*STATED TASK*.
Pull each line holding "Write" out of the entries below.

*PROVIDED DATA*.
-- -- --

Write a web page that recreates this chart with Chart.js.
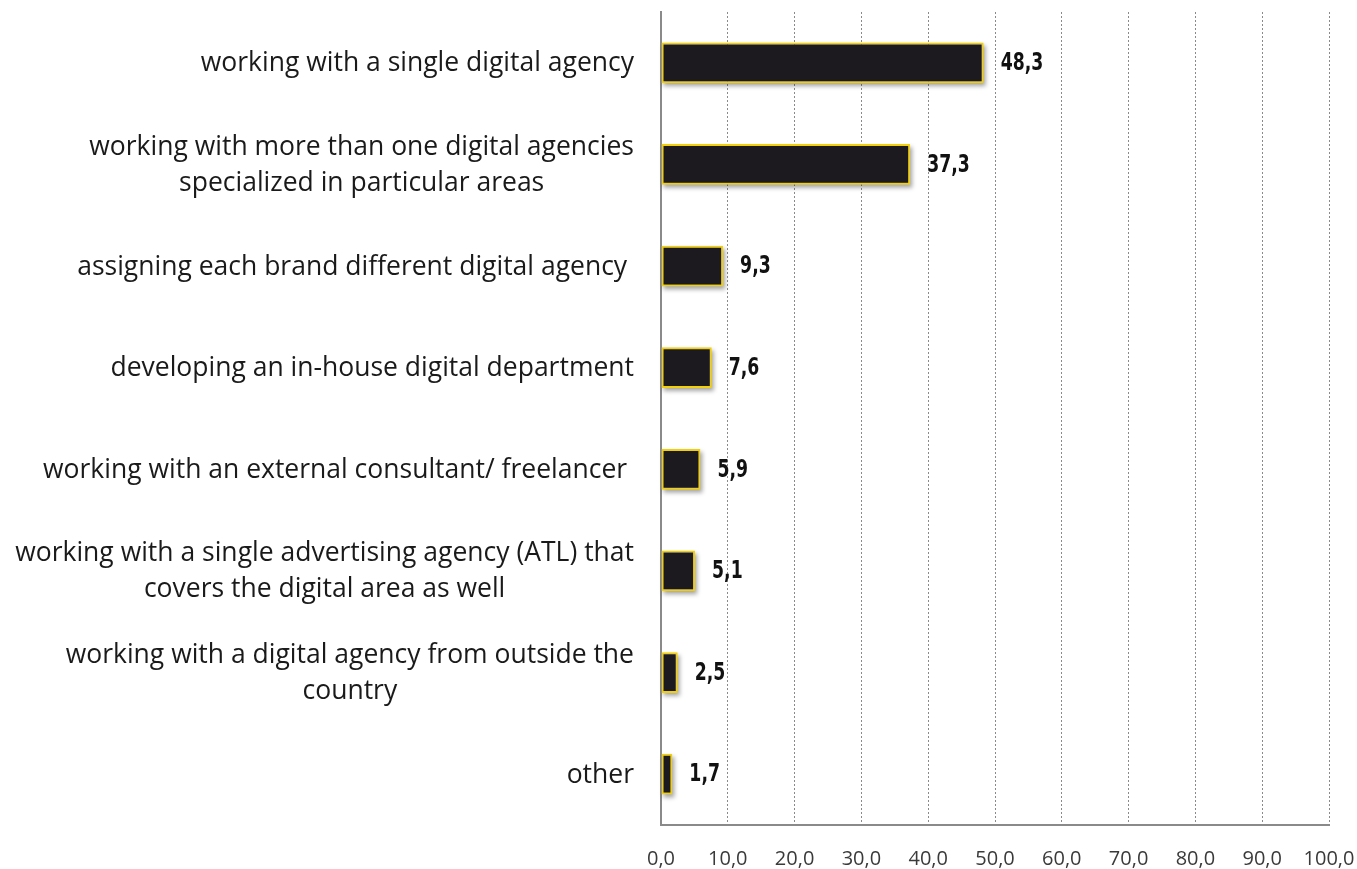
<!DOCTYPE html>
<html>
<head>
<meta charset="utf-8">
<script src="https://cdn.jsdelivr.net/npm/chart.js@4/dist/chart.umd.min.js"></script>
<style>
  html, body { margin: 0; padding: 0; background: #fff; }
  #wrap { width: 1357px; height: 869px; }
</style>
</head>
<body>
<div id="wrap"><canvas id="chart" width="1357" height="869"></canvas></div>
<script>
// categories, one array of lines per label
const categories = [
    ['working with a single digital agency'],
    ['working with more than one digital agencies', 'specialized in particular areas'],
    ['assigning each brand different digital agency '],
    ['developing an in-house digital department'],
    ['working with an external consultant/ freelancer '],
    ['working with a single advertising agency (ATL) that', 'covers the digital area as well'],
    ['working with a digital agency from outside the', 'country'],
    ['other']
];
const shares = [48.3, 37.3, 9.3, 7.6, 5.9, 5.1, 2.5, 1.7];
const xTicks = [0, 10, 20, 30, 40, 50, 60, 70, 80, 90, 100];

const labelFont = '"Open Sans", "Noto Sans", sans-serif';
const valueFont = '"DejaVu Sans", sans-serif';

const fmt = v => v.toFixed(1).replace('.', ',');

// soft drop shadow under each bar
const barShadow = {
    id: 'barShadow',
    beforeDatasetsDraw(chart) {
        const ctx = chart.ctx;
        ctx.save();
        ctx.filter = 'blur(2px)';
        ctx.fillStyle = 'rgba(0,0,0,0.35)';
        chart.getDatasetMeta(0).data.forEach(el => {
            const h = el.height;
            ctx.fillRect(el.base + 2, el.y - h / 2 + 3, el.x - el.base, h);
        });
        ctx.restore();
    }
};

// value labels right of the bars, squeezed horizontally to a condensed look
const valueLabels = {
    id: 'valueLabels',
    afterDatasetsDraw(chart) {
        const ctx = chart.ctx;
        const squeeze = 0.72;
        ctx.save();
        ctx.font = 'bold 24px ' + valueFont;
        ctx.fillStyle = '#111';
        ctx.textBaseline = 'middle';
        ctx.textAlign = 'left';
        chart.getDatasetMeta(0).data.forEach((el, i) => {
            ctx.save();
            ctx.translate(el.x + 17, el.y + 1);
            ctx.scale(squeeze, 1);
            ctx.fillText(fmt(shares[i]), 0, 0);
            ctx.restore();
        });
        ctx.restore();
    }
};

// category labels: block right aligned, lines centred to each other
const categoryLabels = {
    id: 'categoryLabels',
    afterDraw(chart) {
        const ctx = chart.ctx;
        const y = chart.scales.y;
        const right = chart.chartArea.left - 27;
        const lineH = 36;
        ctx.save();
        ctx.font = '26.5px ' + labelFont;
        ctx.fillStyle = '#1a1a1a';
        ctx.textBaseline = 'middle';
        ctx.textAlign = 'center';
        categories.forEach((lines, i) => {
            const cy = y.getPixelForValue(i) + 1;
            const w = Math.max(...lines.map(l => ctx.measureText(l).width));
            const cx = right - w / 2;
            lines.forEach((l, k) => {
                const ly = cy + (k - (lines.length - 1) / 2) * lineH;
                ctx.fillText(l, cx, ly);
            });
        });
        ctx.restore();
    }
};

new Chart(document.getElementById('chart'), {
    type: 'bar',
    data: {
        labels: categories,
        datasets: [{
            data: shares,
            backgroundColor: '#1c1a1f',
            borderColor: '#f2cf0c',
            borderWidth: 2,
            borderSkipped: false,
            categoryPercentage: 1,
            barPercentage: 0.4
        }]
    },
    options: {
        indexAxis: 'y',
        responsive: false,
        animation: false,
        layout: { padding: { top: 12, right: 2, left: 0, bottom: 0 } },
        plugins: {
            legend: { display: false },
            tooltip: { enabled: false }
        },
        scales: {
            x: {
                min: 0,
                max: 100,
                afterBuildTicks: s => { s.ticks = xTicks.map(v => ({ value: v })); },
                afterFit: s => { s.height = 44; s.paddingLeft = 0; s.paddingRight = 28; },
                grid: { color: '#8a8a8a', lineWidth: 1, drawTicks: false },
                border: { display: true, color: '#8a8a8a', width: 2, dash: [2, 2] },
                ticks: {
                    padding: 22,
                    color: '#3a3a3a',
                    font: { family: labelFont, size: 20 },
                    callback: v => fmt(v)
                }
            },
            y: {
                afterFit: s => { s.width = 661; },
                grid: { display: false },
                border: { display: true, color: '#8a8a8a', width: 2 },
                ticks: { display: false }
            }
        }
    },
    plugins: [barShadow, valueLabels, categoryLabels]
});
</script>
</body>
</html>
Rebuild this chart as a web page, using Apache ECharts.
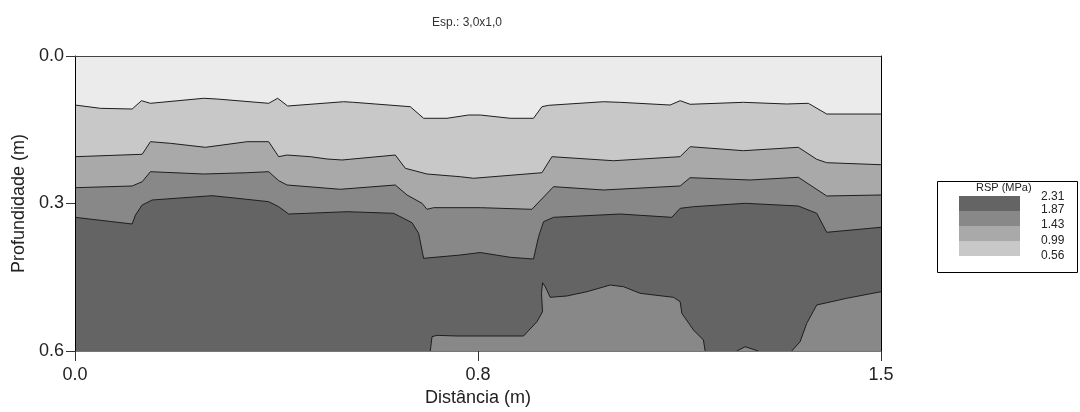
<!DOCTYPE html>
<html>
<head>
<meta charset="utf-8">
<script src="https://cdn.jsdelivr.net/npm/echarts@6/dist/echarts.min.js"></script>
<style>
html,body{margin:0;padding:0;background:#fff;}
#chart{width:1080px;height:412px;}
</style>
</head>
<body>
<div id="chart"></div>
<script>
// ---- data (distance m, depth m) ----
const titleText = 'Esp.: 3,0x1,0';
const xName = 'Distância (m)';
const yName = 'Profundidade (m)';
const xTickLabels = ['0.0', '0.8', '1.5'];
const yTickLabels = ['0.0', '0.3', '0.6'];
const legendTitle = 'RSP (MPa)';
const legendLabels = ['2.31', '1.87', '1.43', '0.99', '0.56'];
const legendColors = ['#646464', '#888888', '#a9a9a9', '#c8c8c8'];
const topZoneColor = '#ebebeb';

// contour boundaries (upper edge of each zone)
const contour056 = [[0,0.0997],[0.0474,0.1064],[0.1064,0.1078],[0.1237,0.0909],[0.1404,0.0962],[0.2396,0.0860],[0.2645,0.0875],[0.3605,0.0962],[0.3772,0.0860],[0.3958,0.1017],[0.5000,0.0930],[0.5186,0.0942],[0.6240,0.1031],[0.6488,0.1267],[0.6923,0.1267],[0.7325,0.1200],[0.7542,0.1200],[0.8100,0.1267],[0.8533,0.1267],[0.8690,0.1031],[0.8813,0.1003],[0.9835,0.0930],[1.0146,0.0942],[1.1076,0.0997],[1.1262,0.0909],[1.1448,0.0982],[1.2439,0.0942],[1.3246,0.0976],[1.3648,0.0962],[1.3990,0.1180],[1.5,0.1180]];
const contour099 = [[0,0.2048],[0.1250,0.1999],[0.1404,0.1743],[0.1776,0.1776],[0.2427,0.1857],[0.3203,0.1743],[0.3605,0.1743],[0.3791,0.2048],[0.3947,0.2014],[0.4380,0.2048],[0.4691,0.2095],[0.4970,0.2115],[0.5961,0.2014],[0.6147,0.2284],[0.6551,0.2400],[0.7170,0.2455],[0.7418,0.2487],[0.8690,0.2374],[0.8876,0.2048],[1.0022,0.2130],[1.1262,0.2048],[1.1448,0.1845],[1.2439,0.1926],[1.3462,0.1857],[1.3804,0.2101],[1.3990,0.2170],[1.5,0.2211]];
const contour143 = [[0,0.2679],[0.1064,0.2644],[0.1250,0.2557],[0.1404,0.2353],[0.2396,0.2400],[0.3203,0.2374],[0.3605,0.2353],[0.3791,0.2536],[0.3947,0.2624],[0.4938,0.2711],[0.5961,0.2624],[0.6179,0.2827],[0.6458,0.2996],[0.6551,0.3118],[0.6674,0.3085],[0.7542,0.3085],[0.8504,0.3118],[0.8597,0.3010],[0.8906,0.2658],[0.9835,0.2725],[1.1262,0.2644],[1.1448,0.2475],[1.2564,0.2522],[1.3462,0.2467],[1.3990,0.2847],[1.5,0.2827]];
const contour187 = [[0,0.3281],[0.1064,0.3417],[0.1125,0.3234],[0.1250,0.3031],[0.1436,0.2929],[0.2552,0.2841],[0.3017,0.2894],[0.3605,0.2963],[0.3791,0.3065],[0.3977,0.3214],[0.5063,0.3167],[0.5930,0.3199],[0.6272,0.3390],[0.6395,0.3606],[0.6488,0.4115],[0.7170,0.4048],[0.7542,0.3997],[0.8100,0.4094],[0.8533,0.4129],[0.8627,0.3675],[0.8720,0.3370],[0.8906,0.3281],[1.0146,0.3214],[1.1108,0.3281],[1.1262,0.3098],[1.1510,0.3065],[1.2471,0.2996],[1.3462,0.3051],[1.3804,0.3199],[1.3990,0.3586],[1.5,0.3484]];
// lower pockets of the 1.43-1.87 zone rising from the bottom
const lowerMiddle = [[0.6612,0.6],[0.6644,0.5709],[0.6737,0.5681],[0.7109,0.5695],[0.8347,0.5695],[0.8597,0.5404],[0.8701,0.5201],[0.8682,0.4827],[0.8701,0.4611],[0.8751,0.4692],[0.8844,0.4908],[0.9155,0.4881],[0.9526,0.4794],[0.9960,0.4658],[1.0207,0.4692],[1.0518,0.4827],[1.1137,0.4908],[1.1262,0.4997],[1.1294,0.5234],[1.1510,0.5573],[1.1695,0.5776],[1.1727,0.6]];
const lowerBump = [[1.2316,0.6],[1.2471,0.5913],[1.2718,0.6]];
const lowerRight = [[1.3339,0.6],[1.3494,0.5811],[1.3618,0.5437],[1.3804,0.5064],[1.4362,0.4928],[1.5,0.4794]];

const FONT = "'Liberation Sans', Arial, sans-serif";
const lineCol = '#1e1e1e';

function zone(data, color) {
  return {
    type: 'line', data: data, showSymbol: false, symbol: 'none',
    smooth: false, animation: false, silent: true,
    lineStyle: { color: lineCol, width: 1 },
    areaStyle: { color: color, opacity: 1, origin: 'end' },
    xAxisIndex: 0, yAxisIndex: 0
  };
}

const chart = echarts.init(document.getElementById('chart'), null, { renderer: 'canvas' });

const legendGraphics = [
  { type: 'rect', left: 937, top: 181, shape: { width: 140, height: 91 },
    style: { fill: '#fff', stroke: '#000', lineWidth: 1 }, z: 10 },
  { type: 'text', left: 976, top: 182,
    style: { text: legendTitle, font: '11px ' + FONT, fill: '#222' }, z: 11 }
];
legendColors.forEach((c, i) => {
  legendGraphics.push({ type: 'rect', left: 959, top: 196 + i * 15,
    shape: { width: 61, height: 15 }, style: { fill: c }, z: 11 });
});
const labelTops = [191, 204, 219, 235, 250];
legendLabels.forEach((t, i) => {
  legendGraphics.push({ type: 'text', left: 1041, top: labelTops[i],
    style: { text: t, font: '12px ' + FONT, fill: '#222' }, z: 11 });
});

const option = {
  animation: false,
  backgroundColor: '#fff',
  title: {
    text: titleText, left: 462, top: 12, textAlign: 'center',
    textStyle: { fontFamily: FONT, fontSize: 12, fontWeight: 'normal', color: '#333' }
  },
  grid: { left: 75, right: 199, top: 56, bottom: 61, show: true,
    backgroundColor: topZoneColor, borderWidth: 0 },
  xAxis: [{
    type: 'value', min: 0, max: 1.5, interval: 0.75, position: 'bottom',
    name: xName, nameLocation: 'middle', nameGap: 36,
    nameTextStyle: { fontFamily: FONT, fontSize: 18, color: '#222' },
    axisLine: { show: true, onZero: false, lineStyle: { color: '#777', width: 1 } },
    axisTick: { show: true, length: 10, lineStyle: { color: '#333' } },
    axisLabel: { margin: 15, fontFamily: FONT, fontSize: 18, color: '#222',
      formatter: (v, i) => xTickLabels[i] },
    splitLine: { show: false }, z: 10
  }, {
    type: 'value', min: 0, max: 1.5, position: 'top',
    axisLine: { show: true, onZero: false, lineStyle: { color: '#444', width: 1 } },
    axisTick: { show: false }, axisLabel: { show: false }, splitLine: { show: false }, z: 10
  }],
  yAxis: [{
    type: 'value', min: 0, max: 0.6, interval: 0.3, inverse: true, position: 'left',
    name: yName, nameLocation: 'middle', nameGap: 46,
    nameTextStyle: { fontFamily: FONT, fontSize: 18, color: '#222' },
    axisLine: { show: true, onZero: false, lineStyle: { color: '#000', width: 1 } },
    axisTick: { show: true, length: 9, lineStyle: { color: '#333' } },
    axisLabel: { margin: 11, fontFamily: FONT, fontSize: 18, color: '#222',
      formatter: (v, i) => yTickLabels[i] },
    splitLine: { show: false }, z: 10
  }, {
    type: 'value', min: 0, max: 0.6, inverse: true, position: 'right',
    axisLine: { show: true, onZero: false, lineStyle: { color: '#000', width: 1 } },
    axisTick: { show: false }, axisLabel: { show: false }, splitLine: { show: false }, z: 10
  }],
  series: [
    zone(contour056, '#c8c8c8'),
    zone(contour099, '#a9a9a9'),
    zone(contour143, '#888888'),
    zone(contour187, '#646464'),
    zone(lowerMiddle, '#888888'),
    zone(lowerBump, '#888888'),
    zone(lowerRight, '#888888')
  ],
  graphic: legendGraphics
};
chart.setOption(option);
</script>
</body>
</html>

-- -- --

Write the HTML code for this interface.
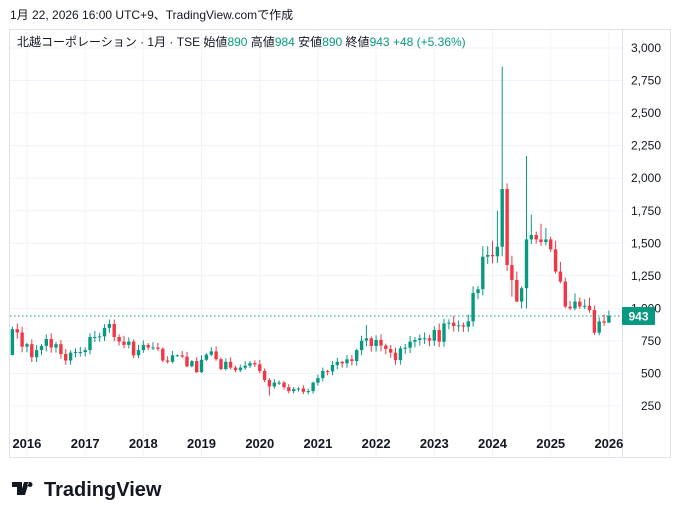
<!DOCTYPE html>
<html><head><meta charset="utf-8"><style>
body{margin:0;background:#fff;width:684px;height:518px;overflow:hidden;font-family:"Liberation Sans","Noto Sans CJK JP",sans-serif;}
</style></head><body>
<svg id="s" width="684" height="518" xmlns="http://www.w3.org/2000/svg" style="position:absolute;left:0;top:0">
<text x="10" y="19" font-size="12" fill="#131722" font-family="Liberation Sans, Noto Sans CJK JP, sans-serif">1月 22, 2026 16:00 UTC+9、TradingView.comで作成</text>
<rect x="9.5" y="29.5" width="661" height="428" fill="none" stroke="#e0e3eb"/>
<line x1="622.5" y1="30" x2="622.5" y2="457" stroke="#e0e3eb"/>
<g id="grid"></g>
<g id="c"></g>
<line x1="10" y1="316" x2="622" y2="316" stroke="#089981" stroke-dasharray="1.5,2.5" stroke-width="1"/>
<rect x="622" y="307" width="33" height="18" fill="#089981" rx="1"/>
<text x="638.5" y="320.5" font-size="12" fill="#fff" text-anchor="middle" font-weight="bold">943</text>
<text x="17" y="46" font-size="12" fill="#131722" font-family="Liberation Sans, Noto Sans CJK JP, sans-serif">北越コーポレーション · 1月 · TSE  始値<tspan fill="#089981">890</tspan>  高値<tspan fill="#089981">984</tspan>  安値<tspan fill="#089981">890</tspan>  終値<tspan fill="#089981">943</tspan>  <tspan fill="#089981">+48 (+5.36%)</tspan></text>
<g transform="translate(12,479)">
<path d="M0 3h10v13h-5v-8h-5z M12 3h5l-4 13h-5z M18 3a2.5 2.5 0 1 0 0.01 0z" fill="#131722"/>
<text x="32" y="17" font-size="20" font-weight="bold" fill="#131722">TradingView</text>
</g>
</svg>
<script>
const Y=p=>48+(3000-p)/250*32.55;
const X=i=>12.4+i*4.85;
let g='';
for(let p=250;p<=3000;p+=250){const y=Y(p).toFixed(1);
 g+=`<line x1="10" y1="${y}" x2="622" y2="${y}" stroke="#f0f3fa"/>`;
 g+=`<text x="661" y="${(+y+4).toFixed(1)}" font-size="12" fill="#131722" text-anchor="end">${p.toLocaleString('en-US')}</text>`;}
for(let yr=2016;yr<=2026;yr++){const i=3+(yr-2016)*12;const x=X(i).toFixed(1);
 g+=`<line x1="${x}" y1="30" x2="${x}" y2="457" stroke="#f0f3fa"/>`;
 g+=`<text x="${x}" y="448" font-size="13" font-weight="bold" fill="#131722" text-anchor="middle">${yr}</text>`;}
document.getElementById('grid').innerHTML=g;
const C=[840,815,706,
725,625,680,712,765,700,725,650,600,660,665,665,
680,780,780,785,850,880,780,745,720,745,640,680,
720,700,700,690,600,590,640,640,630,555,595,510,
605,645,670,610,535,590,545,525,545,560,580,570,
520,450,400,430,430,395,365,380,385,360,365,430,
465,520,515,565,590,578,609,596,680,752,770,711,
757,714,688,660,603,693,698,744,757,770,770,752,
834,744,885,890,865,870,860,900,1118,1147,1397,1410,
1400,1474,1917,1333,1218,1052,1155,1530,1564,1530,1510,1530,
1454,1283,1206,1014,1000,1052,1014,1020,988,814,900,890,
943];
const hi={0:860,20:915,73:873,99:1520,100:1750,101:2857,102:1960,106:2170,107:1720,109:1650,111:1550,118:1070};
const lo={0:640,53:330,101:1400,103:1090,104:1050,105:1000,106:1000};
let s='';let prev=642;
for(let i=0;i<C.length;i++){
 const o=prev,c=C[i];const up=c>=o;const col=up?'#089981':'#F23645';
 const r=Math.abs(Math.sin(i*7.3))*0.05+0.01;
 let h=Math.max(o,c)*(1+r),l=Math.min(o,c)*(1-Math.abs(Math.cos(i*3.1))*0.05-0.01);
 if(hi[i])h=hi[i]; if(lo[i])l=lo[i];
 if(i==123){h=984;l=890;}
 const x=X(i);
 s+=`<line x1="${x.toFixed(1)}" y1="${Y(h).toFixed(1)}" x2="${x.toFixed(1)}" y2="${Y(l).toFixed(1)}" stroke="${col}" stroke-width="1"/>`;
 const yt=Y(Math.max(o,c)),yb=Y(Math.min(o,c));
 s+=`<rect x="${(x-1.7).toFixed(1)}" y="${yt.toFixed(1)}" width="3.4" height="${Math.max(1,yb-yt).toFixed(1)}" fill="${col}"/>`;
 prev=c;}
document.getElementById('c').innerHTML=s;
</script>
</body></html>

-- -- --

*ANSWER FOR THE TASK*.
Write a web page that recreates this chart with Chart.js.
Write the HTML code for this interface.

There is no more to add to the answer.